Storage & RAID
SSD/HDD, RAID 1/5/10, backups vs redundancy.
Learning objectives
- Compare SSD, HDD, and NVMe for server roles
- Explain RAID 1, 5, and 10 trade-offs
- Distinguish redundancy from backups
Storage types
| Media | Strength | Typical use |
|---|---|---|
| NVMe SSD | Low latency, high IOPS | OS, MySQL, hot uploads |
| SATA SSD | Good speed, lower cost | Secondary apps, cache |
| HDD | Cheap capacity | Backup target, archives |
Workshop Co.’s booking DB and PHP code belong on NVMe. Nightly backup dumps can land on separate storage — object storage or a backup server — not the same RAID set without off-site copy.
RAID levels
| Level | Min disks | Fault tolerance | Notes |
|---|---|---|---|
| RAID 1 | 2 | 1 disk failure | Mirror — simple, 50% capacity |
| RAID 5 | 3 | 1 disk failure | Parity — good read, rebuild stress |
| RAID 10 | 4 | 1 disk per mirror set* | Mirror + stripe — performance + redundancy |
RAID protects against disk failure, not ransomware, accidental deletion, or fire. Workshop Co. still needs off-site backups (3-2-1 rule: three copies, two media, one off-site).

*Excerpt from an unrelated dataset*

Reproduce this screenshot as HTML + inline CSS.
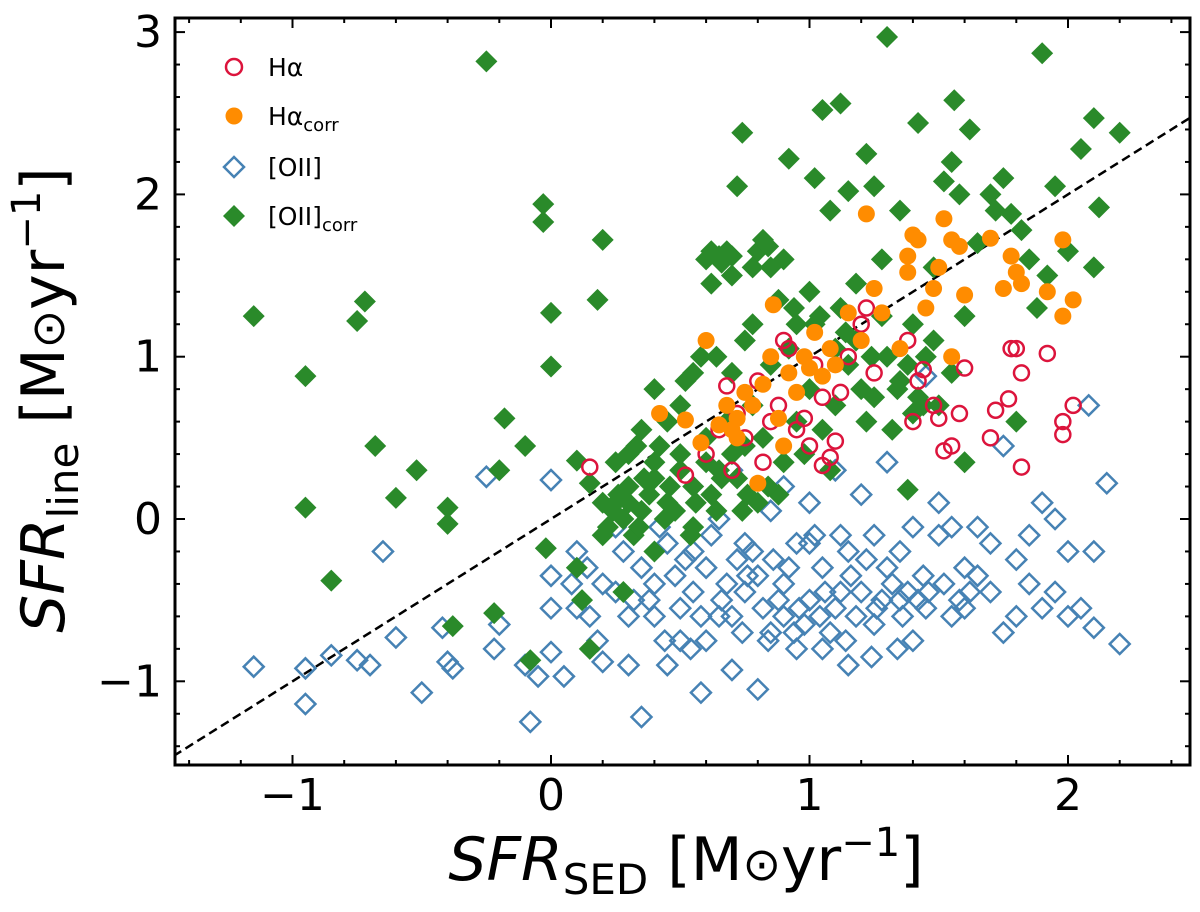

Worked example — Workshop Co. layout
Swift Host provisions:
- RAID 1 — 2× 960 GB NVMe for OS + MySQL (~960 GB usable)
- Separate backup: nightly
mysqldump+rsyncuploads to Swift Host backup storage in another Canadian region
# Example backup cron (conceptual)
0 3 * * * mysqldump workshopco | gzip > /backup/db-$(date +\%F).sql.gz
0 4 * * * rsync -a /var/www/workshopco/ backup@backup.swifthost.ca:workshopco/
When a disk fails in RAID 5, rebuild can take hours and stress remaining disks. Monitor SMART, hot-spare if offered, and replace failed drives promptly.
Try it yourself — capacity math
Four 960 GB drives in RAID 10. What is usable capacity?
Answer
RAID 10 mirrors pairs then stripes: 2×960 = 1920 GB usable (approximately 1.92 TB).
Spot the mistake
Admin deletes a production database table. RAID 1 is healthy. Can they restore from RAID?
Answer
No — deletion replicates to the mirror instantly. Restore from backup (point-in-time dump or binlog if configured).
Quick quiz
- Which RAID level mirrors disks?
- Why put MySQL on NVMe?
- What is the 3-2-1 backup rule?
Answers
- RAID 1 (and mirrors inside RAID 10).
- Random read/write performance for database pages and logs.
- 3 copies of data, 2 different media types, 1 off-site.